■ GIVEN MATERIAL
+---+
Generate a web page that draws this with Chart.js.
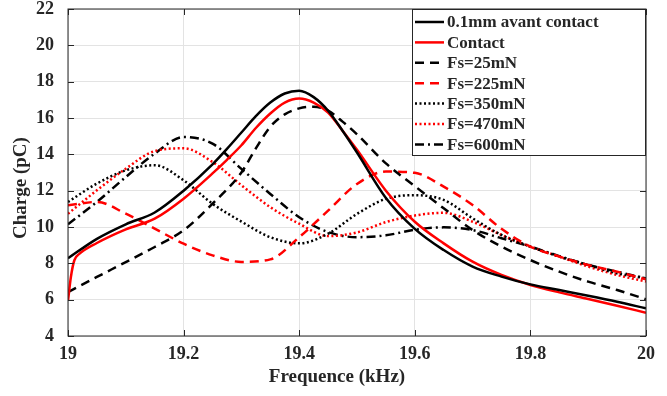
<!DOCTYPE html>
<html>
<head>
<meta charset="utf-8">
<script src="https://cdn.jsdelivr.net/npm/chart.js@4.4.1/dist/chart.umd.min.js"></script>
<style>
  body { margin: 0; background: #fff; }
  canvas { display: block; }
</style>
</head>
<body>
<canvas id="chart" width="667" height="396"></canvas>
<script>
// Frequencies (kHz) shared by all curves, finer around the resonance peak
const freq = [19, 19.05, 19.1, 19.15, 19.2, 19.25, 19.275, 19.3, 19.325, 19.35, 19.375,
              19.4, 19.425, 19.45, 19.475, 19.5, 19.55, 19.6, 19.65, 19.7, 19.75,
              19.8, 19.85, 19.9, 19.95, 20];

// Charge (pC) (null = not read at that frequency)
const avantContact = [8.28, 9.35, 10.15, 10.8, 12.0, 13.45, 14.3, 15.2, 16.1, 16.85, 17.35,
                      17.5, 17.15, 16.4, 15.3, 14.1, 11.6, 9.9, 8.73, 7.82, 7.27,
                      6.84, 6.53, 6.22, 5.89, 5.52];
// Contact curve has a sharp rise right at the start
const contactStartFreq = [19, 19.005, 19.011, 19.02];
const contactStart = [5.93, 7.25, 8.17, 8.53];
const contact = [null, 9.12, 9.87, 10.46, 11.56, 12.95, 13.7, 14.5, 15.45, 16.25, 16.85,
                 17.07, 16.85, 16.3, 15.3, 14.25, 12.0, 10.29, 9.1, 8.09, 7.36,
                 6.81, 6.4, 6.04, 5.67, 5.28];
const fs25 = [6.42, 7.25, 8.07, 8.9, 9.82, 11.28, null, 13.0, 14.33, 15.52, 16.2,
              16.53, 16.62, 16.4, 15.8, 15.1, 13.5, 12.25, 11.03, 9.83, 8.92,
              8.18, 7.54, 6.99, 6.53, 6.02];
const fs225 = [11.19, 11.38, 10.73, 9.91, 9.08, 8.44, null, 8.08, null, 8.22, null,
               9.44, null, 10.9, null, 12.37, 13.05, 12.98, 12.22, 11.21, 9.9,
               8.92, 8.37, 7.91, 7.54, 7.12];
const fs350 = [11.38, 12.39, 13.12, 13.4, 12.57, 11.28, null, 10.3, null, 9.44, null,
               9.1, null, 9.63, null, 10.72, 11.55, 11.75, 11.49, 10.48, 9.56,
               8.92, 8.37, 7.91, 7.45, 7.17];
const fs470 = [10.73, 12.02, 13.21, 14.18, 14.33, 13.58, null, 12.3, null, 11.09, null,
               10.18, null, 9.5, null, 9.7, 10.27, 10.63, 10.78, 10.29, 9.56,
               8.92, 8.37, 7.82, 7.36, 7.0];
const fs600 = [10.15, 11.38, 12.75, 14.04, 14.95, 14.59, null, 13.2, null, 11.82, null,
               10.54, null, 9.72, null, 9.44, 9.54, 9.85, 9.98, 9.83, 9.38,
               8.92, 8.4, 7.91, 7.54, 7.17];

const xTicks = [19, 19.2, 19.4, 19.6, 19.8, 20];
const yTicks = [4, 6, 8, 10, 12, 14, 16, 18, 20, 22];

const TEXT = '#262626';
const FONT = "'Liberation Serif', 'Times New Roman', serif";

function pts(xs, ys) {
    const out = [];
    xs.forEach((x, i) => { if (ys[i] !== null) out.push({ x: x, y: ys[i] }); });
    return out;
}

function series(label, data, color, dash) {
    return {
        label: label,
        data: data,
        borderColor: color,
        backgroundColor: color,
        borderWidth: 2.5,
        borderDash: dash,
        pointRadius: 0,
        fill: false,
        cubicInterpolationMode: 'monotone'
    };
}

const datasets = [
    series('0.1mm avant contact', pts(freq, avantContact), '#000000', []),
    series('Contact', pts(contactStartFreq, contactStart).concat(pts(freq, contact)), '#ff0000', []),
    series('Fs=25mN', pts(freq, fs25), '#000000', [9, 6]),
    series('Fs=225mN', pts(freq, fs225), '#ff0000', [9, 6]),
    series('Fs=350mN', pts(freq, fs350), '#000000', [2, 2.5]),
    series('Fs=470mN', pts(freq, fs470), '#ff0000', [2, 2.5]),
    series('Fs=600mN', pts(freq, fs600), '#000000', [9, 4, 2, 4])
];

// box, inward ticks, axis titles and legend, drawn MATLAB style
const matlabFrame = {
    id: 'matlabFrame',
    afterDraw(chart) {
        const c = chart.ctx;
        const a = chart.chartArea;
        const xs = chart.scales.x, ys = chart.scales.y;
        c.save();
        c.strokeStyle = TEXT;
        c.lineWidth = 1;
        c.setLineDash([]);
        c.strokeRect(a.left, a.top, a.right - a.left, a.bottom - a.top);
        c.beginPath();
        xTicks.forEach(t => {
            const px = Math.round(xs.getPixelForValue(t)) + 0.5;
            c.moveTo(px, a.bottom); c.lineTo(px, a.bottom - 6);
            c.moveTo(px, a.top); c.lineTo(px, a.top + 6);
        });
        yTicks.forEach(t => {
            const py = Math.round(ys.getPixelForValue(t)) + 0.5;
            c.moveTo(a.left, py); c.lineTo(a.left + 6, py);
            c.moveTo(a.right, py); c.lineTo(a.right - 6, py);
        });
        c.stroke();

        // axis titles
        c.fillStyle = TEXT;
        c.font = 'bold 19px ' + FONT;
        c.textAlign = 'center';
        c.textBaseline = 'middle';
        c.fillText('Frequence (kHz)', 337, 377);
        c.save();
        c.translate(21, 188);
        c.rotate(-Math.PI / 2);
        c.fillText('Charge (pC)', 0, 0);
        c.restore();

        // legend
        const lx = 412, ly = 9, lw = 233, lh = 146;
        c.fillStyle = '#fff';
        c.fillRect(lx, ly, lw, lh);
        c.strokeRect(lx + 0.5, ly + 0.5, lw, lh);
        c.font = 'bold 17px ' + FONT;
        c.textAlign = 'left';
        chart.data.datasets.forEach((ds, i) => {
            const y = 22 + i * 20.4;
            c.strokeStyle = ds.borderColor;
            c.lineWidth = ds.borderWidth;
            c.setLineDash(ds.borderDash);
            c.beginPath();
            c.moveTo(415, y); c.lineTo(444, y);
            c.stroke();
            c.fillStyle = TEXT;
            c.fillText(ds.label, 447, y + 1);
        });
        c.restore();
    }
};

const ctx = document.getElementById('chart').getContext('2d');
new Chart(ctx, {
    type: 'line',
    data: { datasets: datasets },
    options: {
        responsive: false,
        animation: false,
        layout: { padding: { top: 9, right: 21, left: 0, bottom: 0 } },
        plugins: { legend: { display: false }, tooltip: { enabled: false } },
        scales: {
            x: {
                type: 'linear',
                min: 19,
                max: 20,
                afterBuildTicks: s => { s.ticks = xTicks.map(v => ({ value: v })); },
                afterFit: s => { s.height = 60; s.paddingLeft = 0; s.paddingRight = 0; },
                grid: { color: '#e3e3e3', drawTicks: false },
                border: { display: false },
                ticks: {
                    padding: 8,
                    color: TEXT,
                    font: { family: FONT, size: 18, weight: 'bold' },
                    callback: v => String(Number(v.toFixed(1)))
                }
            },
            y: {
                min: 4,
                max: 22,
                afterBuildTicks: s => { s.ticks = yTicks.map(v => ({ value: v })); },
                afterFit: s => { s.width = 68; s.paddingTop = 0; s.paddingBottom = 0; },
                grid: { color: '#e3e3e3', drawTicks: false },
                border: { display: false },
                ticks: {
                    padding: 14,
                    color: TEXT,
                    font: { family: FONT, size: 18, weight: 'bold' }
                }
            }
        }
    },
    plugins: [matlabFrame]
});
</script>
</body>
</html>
+---+
■ OBJECTIVE
Quote, please, every line of the material above from its start through the line that has "19.8, 19.85, 19.9, 19.95, 20];", reproducing the words exactly and dropping any images.

■ EXERCISE ANSWER
Generate a web page that draws this with Chart.js.
<!DOCTYPE html>
<html>
<head>
<meta charset="utf-8">
<script src="https://cdn.jsdelivr.net/npm/chart.js@4.4.1/dist/chart.umd.min.js"></script>
<style>
  body { margin: 0; background: #fff; }
  canvas { display: block; }
</style>
</head>
<body>
<canvas id="chart" width="667" height="396"></canvas>
<script>
// Frequencies (kHz) shared by all curves, finer around the resonance peak
const freq = [19, 19.05, 19.1, 19.15, 19.2, 19.25, 19.275, 19.3, 19.325, 19.35, 19.375,
              19.4, 19.425, 19.45, 19.475, 19.5, 19.55, 19.6, 19.65, 19.7, 19.75,
              19.8, 19.85, 19.9, 19.95, 20];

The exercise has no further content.